In the face of criticism, from right-wing commentators as well as from left-wing, all we get is relentless positivity from the Prime Minister and her Chancellor. Growth will happen. All will benefit. Confidence will return. It is a trait that we have lamented before: the tendency to say something demonstrably nonsensical and go on saying it in the knowledge that your supporters will back you regardless and your denigrators can be ignored — regardless. Thus Liz Truss on energy generation at her party conference last week: “We are opening more gas fields in the North Sea and delivering more renewables and nuclear energy. That is how we will protect the great British environment, deliver on our commitment to net zero, and tackle climate change.” No, it isn’t. The UK is already behind the pace in its legally binding emissions-reduction programme, and burning North Sea gas will set it back further. The good disagreement that Archbishop Welby promotes so diligently requires, as a bare minimum, that people at least be honest about their position.

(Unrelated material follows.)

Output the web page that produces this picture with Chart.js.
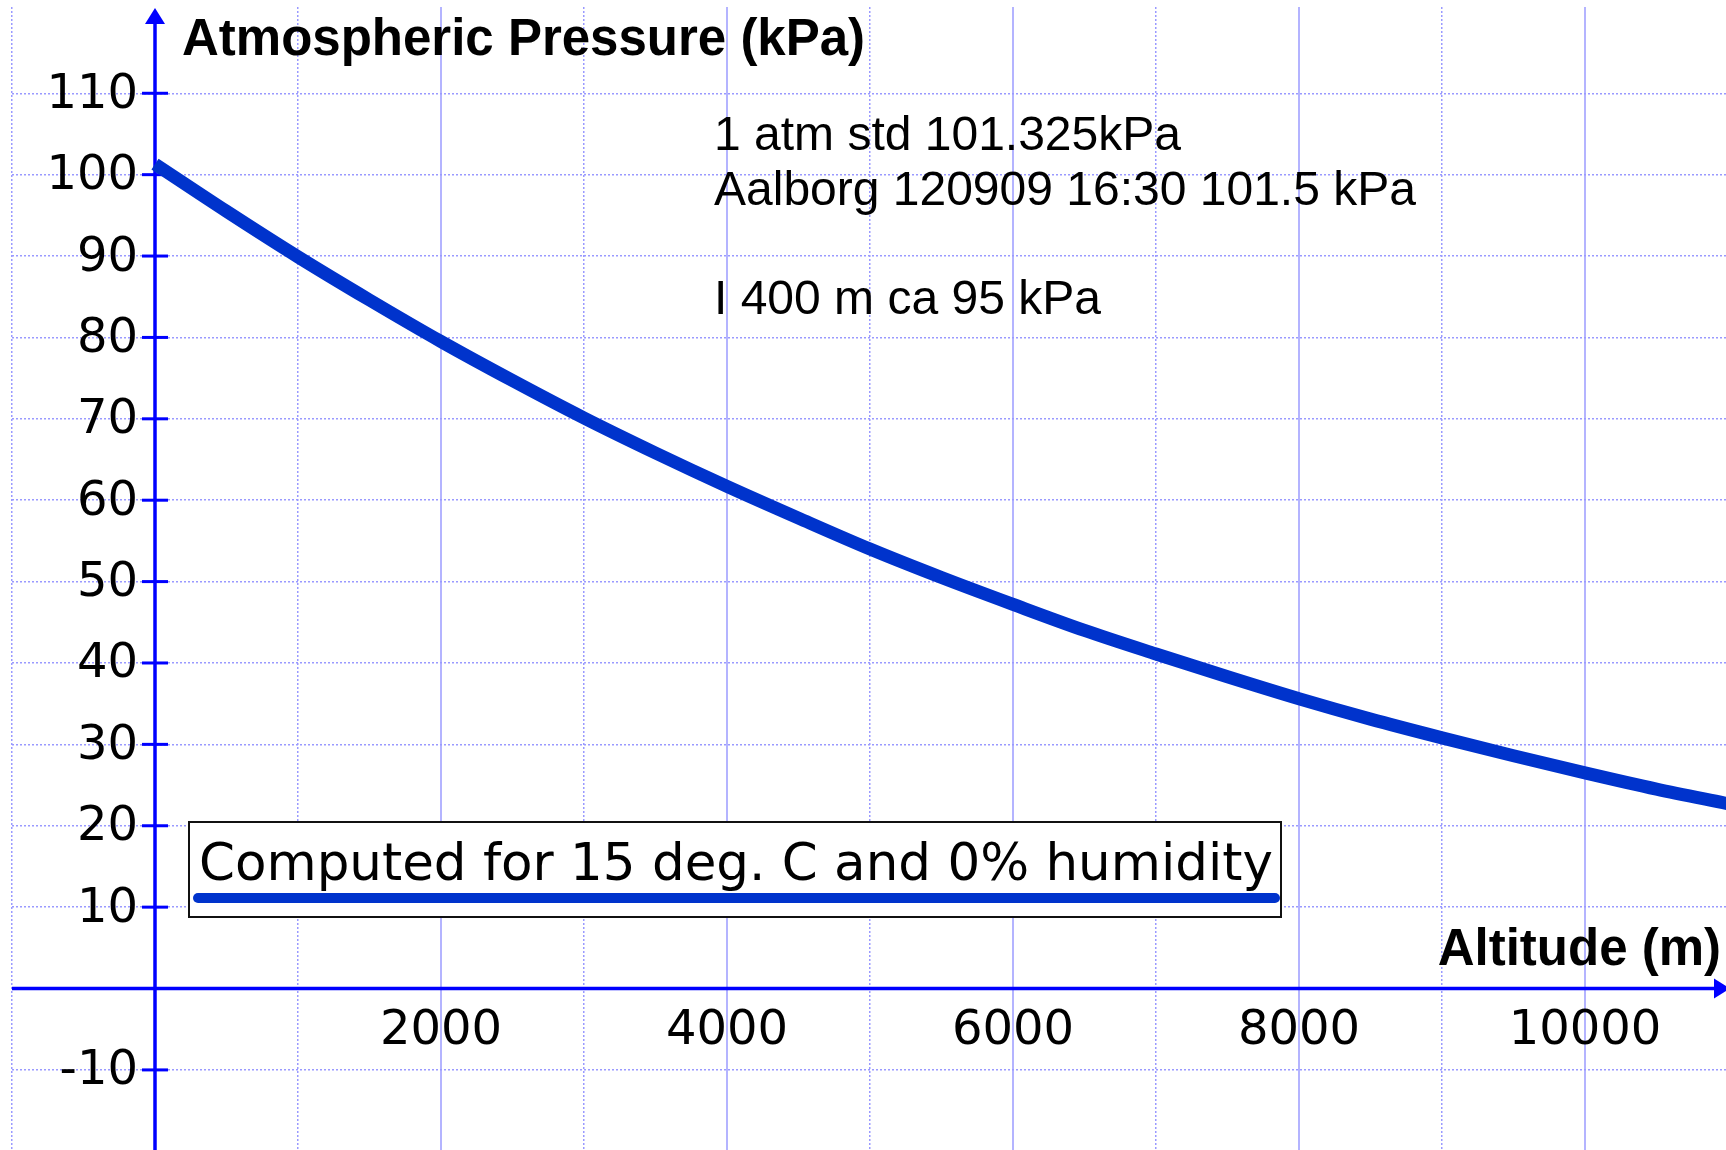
<!DOCTYPE html>
<html>
<head>
<meta charset="utf-8">
<title>Atmospheric Pressure vs Altitude</title>
<script src="https://cdn.jsdelivr.net/npm/chart.js@4"></script>
<style>
  html, body { margin: 0; padding: 0; background: #fff; overflow: hidden; }
  #wrap { width: 1726px; height: 1150px; position: relative; }
</style>
</head>
<body>
<div id="wrap"><canvas id="chart"></canvas></div>
<script>
// Pressure curve (altitude in m, pressure in kPa)
const altitudes = [0, 500, 1000, 1500, 2000, 2500, 3000, 3500, 4000, 4500, 5000, 5500,
    6000, 6500, 7000, 7500, 8000, 8500, 9000, 9500, 10000, 10500, 11000];
const pressures = [101.3, 95.5, 89.9, 84.6, 79.5, 74.7, 70.1, 65.8, 61.7, 57.8, 54.0, 50.5,
    47.2, 44.0, 41.1, 38.3, 35.6, 33.1, 30.8, 28.6, 26.5, 24.5, 22.7];

// Grid and tick labels
const xDottedGrid = [-1000, 1000, 3000, 5000, 7000, 9000];
const xSolidGrid = [2000, 4000, 6000, 8000, 10000];
const xTickLabels = [2000, 4000, 6000, 8000, 10000];
const yGrid = [-10, 10, 20, 30, 40, 50, 60, 70, 80, 90, 100, 110];
const yTickLabels = [-10, 10, 20, 30, 40, 50, 60, 70, 80, 90, 100, 110];

// Texts
const seriesLabel = 'Computed for 15 deg. C and 0% humidity';
const yAxisTitle = 'Atmospheric Pressure (kPa)';
const xAxisTitle = 'Altitude (m)';
const notes = ['1 atm std 101.325kPa', 'Aalborg 120909 16:30 101.5 kPa', '', 'I 400 m ca 95 kPa'];

const AXIS_BLUE = '#0000ff';
const CURVE_BLUE = '#0033cc';
const DOT_GRID = '#9a9aff';
const SOLID_GRID = 'rgba(130, 130, 255, 0.6)';

// Draws the blue axes with arrows, tick labels, titles, notes and the boxed legend
const axesPlugin = {
    id: 'axesPlugin',
    beforeDatasetsDraw(chart) {
        const ctx = chart.ctx;
        const xs = chart.scales.x;
        const ys = chart.scales.y;
        const area = chart.chartArea;
        const x0 = xs.getPixelForValue(0);
        const y0 = ys.getPixelForValue(0);

        ctx.save();
        ctx.strokeStyle = AXIS_BLUE;
        ctx.fillStyle = AXIS_BLUE;
        ctx.lineWidth = 3.5;

        // x axis
        ctx.beginPath();
        ctx.moveTo(area.left, y0);
        ctx.lineTo(area.right - 8, y0);
        ctx.stroke();
        ctx.beginPath();
        ctx.moveTo(area.right + 4, y0);
        ctx.lineTo(area.right - 12, y0 - 10);
        ctx.lineTo(area.right - 12, y0 + 10);
        ctx.closePath();
        ctx.fill();

        // y axis
        ctx.beginPath();
        ctx.moveTo(x0, area.bottom);
        ctx.lineTo(x0, area.top + 10);
        ctx.stroke();
        ctx.beginPath();
        ctx.moveTo(x0, area.top + 1);
        ctx.lineTo(x0 - 10, area.top + 17);
        ctx.lineTo(x0 + 10, area.top + 17);
        ctx.closePath();
        ctx.fill();

        // y tick marks
        ctx.lineWidth = 3;
        yTickLabels.forEach(v => {
            const y = ys.getPixelForValue(v);
            ctx.beginPath();
            ctx.moveTo(x0 - 13, y);
            ctx.lineTo(x0 + 13, y);
            ctx.stroke();
        });

        // tick labels
        ctx.fillStyle = '#000';
        ctx.font = '48px "DejaVu Sans"';
        ctx.textAlign = 'right';
        ctx.textBaseline = 'middle';
        yTickLabels.forEach(v => {
            ctx.fillText(String(v), x0 - 17, ys.getPixelForValue(v) + 2);
        });
        ctx.textAlign = 'center';
        xTickLabels.forEach(v => {
            ctx.fillText(String(v), xs.getPixelForValue(v), y0 + 43);
        });
        ctx.restore();
    },
    afterDatasetsDraw(chart) {
        const ctx = chart.ctx;
        const ds = chart.data.datasets[0];
        ctx.save();

        // axis titles
        ctx.fillStyle = '#000';
        ctx.font = 'bold 51px "Liberation Sans"';
        ctx.textBaseline = 'alphabetic';
        ctx.textAlign = 'left';
        ctx.fillText(yAxisTitle, 182, 55);
        ctx.textAlign = 'right';
        ctx.fillText(xAxisTitle, 1721, 965);

        // notes
        ctx.font = '48px "Liberation Sans"';
        ctx.textAlign = 'left';
        notes.forEach((line, i) => {
            if (line) ctx.fillText(line, 714, 150 + i * 54.5);
        });

        // legend box
        ctx.fillStyle = '#fff';
        ctx.fillRect(189, 822, 1092, 95);
        ctx.strokeStyle = '#111';
        ctx.lineWidth = 2;
        ctx.strokeRect(189, 822, 1092, 95);
        ctx.fillStyle = '#000';
        ctx.font = '51.5px "DejaVu Sans"';
        ctx.textBaseline = 'middle';
        ctx.fillText(ds.label, 199, 867);
        ctx.strokeStyle = ds.borderColor;
        ctx.lineWidth = 10;
        ctx.lineCap = 'round';
        ctx.beginPath();
        ctx.moveTo(198, 898);
        ctx.lineTo(1275, 898);
        ctx.stroke();
        ctx.restore();
    }
};

const ticksFrom = arr => scale => { scale.ticks = arr.map(v => ({ value: v })); };

new Chart(document.getElementById('chart'), {
    type: 'line',
    data: {
        datasets: [{
            label: seriesLabel,
            data: altitudes.map((a, i) => ({ x: a, y: pressures[i] })),
            borderColor: CURVE_BLUE,
            borderWidth: 13,
            pointRadius: 0,
            cubicInterpolationMode: 'monotone',
            fill: false
        }]
    },
    options: {
        responsive: true,
        maintainAspectRatio: false,
        devicePixelRatio: 1,
        animation: false,
        events: [],
        layout: { padding: { left: 12, top: 7, right: 0, bottom: 0 }, autoPadding: false },
        plugins: {
            legend: { display: false },
            tooltip: { enabled: false },
            title: { display: false }
        },
        scales: {
            x: {
                type: 'linear',
                min: -1000,
                max: 10986,
                afterBuildTicks: ticksFrom(xDottedGrid),
                afterFit: s => { s.height = 0; },
                ticks: { display: false },
                border: { display: false, dash: [2, 2] },
                grid: { color: DOT_GRID, lineWidth: 1.5, drawTicks: false }
            },
            x2: {
                type: 'linear',
                position: 'bottom',
                min: -1000,
                max: 10986,
                afterBuildTicks: ticksFrom(xSolidGrid),
                afterFit: s => { s.height = 0; },
                ticks: { display: false },
                border: { display: false },
                grid: { color: SOLID_GRID, lineWidth: 2, drawTicks: false }
            },
            y: {
                type: 'linear',
                min: -19.84,
                max: 120.6,
                afterBuildTicks: ticksFrom(yGrid),
                afterFit: s => { s.width = 0; },
                ticks: { display: false },
                border: { display: false, dash: [2, 2] },
                grid: { color: DOT_GRID, lineWidth: 1.5, drawTicks: false }
            }
        }
    },
    plugins: [axesPlugin]
});
</script>
</body>
</html>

Instead of truth about the country’s economic situation, the Prime Minister and the Chancellor have chosen to promote what the Institute for Fiscal Studies said last week was “politically motivated wishful thinking”. The markets are not impressed, and the Chancellor cannot depend on the costly intervention of the Bank of England for much longer. It is not just bishops who doubt the wisdom and efficacy of the Government’s economic strategy.